Bahnübergänge fordern immer noch viele Opfer - häufig ist Unkenntnis die Ursache

Hamburg. Die Szene wiederholt sich diverse Male im Jahr: Genau in der Sekunde, in der ein Autofahrer einen Bahnübergang überquert, kreuzt eine Eisenbahn in voller Fahrt. So wie Anfang September bei Eutin. Eine 36-jährige Frau übersieht offenbar das Rotlicht am Andreaskreuz eines unbeschrankten Bahnübergangs, den sie schon häufig passiert hatte. Ihr Ford Ka wird von einem Regionalexpress mit Tempo 120 erfasst - die Fahrerin und drei Kinder im Alter von sieben und acht Jahren sind sofort tot.

Zwar sank die Zahl der Unfälle an Bahnübergängen der Deutschen Bahn AG seit 1994 von 628 auf 246 jährlich, und auch die Zahl der dabei Getöteten ging zurück. Mit 63 Todesopfern im Jahr 2002 wurde dennoch eine erschreckende Bilanz geschrieben. 97 Prozent der Unglücke beruhen laut Unfallstatistik auf der Unachtsamkeit von Autofahrern, die restlichen drei Prozent auf technischen Defekten des Fahrzeugs, der Sicherungsanlage der Bahn, oder sie bleiben ungeklärt.

Auf den ersten Blick überraschend: Viele der Opfer wohnten im Umkreis von bis zu 30 Kilometern vom Bahnübergang, auf dem sie zu Tode kamen.
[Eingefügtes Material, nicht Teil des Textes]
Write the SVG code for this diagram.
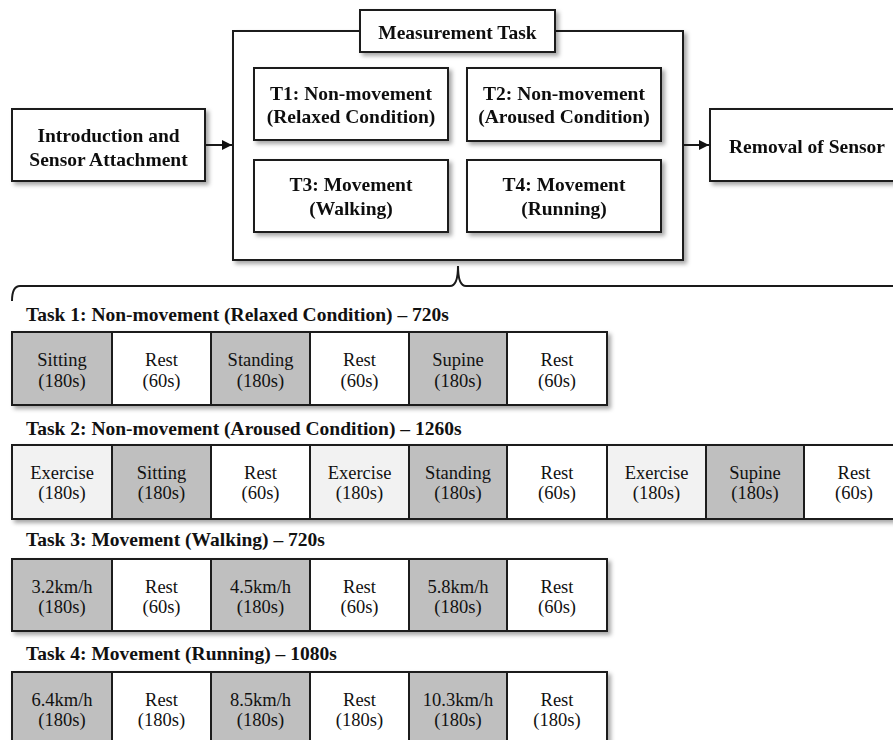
<svg xmlns="http://www.w3.org/2000/svg" width="893" height="740" viewBox="0 0 893 740">
<defs>
<filter id="sh" x="-10%" y="-10%" width="125%" height="130%">
<feDropShadow dx="3" dy="3" stdDeviation="2" flood-color="#000" flood-opacity="0.35"/>
</filter>
<marker id="arr" viewBox="0 0 10 10" refX="10" refY="5" markerWidth="10" markerHeight="10" markerUnits="userSpaceOnUse" orient="auto">
<path d="M0,0 L10,5 L0,10 z" fill="#111"/>
</marker>
<style>
.box{fill:#fff;stroke:#1a1a1a;stroke-width:2}
.b{font-family:"Liberation Serif","Times New Roman",serif;font-weight:bold;font-size:19.5px;fill:#111;text-anchor:middle}
.t{font-family:"Liberation Serif","Times New Roman",serif;font-weight:bold;font-size:19.5px;fill:#111}
.c{font-family:"Liberation Serif","Times New Roman",serif;font-size:18.5px;fill:#111;text-anchor:middle}
.dk{fill:#bfbfbf;stroke:#1a1a1a;stroke-width:2}
.lt{fill:#f2f2f2;stroke:#1a1a1a;stroke-width:2}
.wh{fill:#fff;stroke:#1a1a1a;stroke-width:2}
.ln{fill:none;stroke:#1a1a1a;stroke-width:2}
</style>
</defs>

<g id="intro" filter="url(#sh)">
<rect class="box" x="12" y="109" width="193" height="72"/>
<text class="b" x="108.5" y="141.5">Introduction and</text>
<text class="b" x="108.5" y="166">Sensor Attachment</text>
</g>

<g id="measurement-container" filter="url(#sh)">
<rect class="box" x="233" y="31" width="450" height="229"/>
</g>
<g id="measurement-label" filter="url(#sh)">
<rect class="box" x="360" y="10" width="195" height="42"/>
<text class="b" x="457.5" y="39">Measurement Task</text>
</g>
<g id="t1" filter="url(#sh)">
<rect class="box" x="254" y="68" width="194" height="72"/>
<text class="b" x="351" y="99.5">T1: Non-movement</text>
<text class="b" x="351" y="123">(Relaxed Condition)</text>
</g>
<g id="t2" filter="url(#sh)">
<rect class="box" x="467" y="68" width="194" height="73"/>
<text class="b" x="564" y="99.5">T2: Non-movement</text>
<text class="b" x="564" y="123">(Aroused Condition)</text>
</g>
<g id="t3" filter="url(#sh)">
<rect class="box" x="254" y="160" width="194" height="72"/>
<text class="b" x="351" y="191">T3: Movement</text>
<text class="b" x="351" y="215">(Walking)</text>
</g>
<g id="t4" filter="url(#sh)">
<rect class="box" x="467" y="160" width="194" height="72"/>
<text class="b" x="564" y="191">T4: Movement</text>
<text class="b" x="564" y="215">(Running)</text>
</g>

<g id="removal" filter="url(#sh)">
<rect class="box" x="710" y="109" width="195" height="72"/>
<text class="b" x="807" y="153">Removal of Sensor</text>
</g>

<g id="connectors">
<line class="ln" x1="205" y1="145" x2="232" y2="145" marker-end="url(#arr)"/>
<line class="ln" x1="683" y1="145" x2="709" y2="145" marker-end="url(#arr)"/>
<path class="ln" d="M12,301 Q12,286 20,286 L450,286 Q458,286 458,266 Q458,286 466,286 L895,286"/>
</g>

<g id="task1">
<text class="t" x="26" y="321">Task 1: Non-movement (Relaxed Condition) – 720s</text>
<g filter="url(#sh)">
<rect class="dk" x="12" y="332" width="100" height="73"/>
<rect class="wh" x="112" y="332" width="99" height="73"/>
<rect class="dk" x="211" y="332" width="99" height="73"/>
<rect class="wh" x="310" y="332" width="99" height="73"/>
<rect class="dk" x="409" y="332" width="98" height="73"/>
<rect class="wh" x="507" y="332" width="100" height="73"/>
</g>
<text class="c" x="62" y="366">Sitting</text><text class="c" x="62" y="386.5">(180s)</text>
<text class="c" x="161.5" y="366">Rest</text><text class="c" x="161.5" y="386.5">(60s)</text>
<text class="c" x="260.5" y="366">Standing</text><text class="c" x="260.5" y="386.5">(180s)</text>
<text class="c" x="359.5" y="366">Rest</text><text class="c" x="359.5" y="386.5">(60s)</text>
<text class="c" x="458" y="366">Supine</text><text class="c" x="458" y="386.5">(180s)</text>
<text class="c" x="557" y="366">Rest</text><text class="c" x="557" y="386.5">(60s)</text>
</g>

<g id="task2">
<text class="t" x="26" y="435">Task 2: Non-movement (Aroused Condition) – 1260s</text>
<g filter="url(#sh)">
<rect class="lt" x="12" y="445" width="100" height="74"/>
<rect class="dk" x="112" y="445" width="99" height="74"/>
<rect class="wh" x="211" y="445" width="99" height="74"/>
<rect class="lt" x="310" y="445" width="99" height="74"/>
<rect class="dk" x="409" y="445" width="98" height="74"/>
<rect class="wh" x="507" y="445" width="100" height="74"/>
<rect class="lt" x="607" y="445" width="99" height="74"/>
<rect class="dk" x="706" y="445" width="98" height="74"/>
<rect class="wh" x="804" y="445" width="100" height="74"/>
</g>
<text class="c" x="62" y="478.5">Exercise</text><text class="c" x="62" y="499">(180s)</text>
<text class="c" x="161.5" y="478.5">Sitting</text><text class="c" x="161.5" y="499">(180s)</text>
<text class="c" x="260.5" y="478.5">Rest</text><text class="c" x="260.5" y="499">(60s)</text>
<text class="c" x="359.5" y="478.5">Exercise</text><text class="c" x="359.5" y="499">(180s)</text>
<text class="c" x="458" y="478.5">Standing</text><text class="c" x="458" y="499">(180s)</text>
<text class="c" x="557" y="478.5">Rest</text><text class="c" x="557" y="499">(60s)</text>
<text class="c" x="656.5" y="478.5">Exercise</text><text class="c" x="656.5" y="499">(180s)</text>
<text class="c" x="755" y="478.5">Supine</text><text class="c" x="755" y="499">(180s)</text>
<text class="c" x="854" y="478.5">Rest</text><text class="c" x="854" y="499">(60s)</text>
</g>

<g id="task3">
<text class="t" x="26" y="546">Task 3: Movement (Walking) – 720s</text>
<g filter="url(#sh)">
<rect class="dk" x="12" y="559" width="100" height="72"/>
<rect class="wh" x="112" y="559" width="99" height="72"/>
<rect class="dk" x="211" y="559" width="99" height="72"/>
<rect class="wh" x="310" y="559" width="99" height="72"/>
<rect class="dk" x="409" y="559" width="98" height="72"/>
<rect class="wh" x="507" y="559" width="100" height="72"/>
</g>
<text class="c" x="62" y="592.5">3.2km/h</text><text class="c" x="62" y="613">(180s)</text>
<text class="c" x="161.5" y="592.5">Rest</text><text class="c" x="161.5" y="613">(60s)</text>
<text class="c" x="260.5" y="592.5">4.5km/h</text><text class="c" x="260.5" y="613">(180s)</text>
<text class="c" x="359.5" y="592.5">Rest</text><text class="c" x="359.5" y="613">(60s)</text>
<text class="c" x="458" y="592.5">5.8km/h</text><text class="c" x="458" y="613">(180s)</text>
<text class="c" x="557" y="592.5">Rest</text><text class="c" x="557" y="613">(60s)</text>
</g>

<g id="task4">
<text class="t" x="26" y="659.5">Task 4: Movement (Running) – 1080s</text>
<g filter="url(#sh)">
<rect class="dk" x="12" y="672" width="100" height="75"/>
<rect class="wh" x="112" y="672" width="99" height="75"/>
<rect class="dk" x="211" y="672" width="99" height="75"/>
<rect class="wh" x="310" y="672" width="99" height="75"/>
<rect class="dk" x="409" y="672" width="98" height="75"/>
<rect class="wh" x="507" y="672" width="100" height="75"/>
</g>
<text class="c" x="62" y="705.5">6.4km/h</text><text class="c" x="62" y="726">(180s)</text>
<text class="c" x="161.5" y="705.5">Rest</text><text class="c" x="161.5" y="726">(180s)</text>
<text class="c" x="260.5" y="705.5">8.5km/h</text><text class="c" x="260.5" y="726">(180s)</text>
<text class="c" x="359.5" y="705.5">Rest</text><text class="c" x="359.5" y="726">(180s)</text>
<text class="c" x="458" y="705.5">10.3km/h</text><text class="c" x="458" y="726">(180s)</text>
<text class="c" x="557" y="705.5">Rest</text><text class="c" x="557" y="726">(180s)</text>
</g>
</svg>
Die vermeintliche Kenntnis darüber, wann an diesem Übergang Züge auftauchen, wird so zur tödlichen Falle. Generelle Unwissenheit der Autofahrer kommt hinzu. So meinte bei einer Umfrage jeder Fünfte, dass er bei blinkendem Rotlicht am Andreaskreuz noch fahren könne - und erst bei rotem Dauerlicht stoppen müsse.

Völlig falsch und unter Umständen tödlich. Denn sowohl rotes Blinklicht wie Dauer-Rotlicht mit vorgeschalteter Gelbphase bedeuten "Stopp! - und zwar ohne Wenn und Aber. Das Gleiche gilt, sobald sich Schranken in Bewegung setzen. Ist ein Bahnübergang nur durch ein Andreaskreuz markiert, wie rund die Hälfte der 24 000 Übergänge (davon 32 in Hamburg, 1143 in Schleswig-Holstein und 2974 in Niedersachsen), kommt es für sichere Fahrt allein auf die Aufmerksamkeit des Autofahrers an.

Dabei bedeutet das Andreaskreuz das Gleiche wie das Zeichen "Vorfahrt gewähren!" an Straßenkreuzungen. Die Konsequenz: "Der Straßenverkehr darf sich Bahnübergängen nur mit mäßiger Geschwindigkeit nähern" (StVO). Und dabei muss sich der Fahrer vergewissern, dass freie Fahrt sicher ist. Außerdem gilt: Hat sich auf der anderen Seite bis zurück zum Übergang ein Stau gebildet, muss vor dem Andreaskreuz gewartet werden.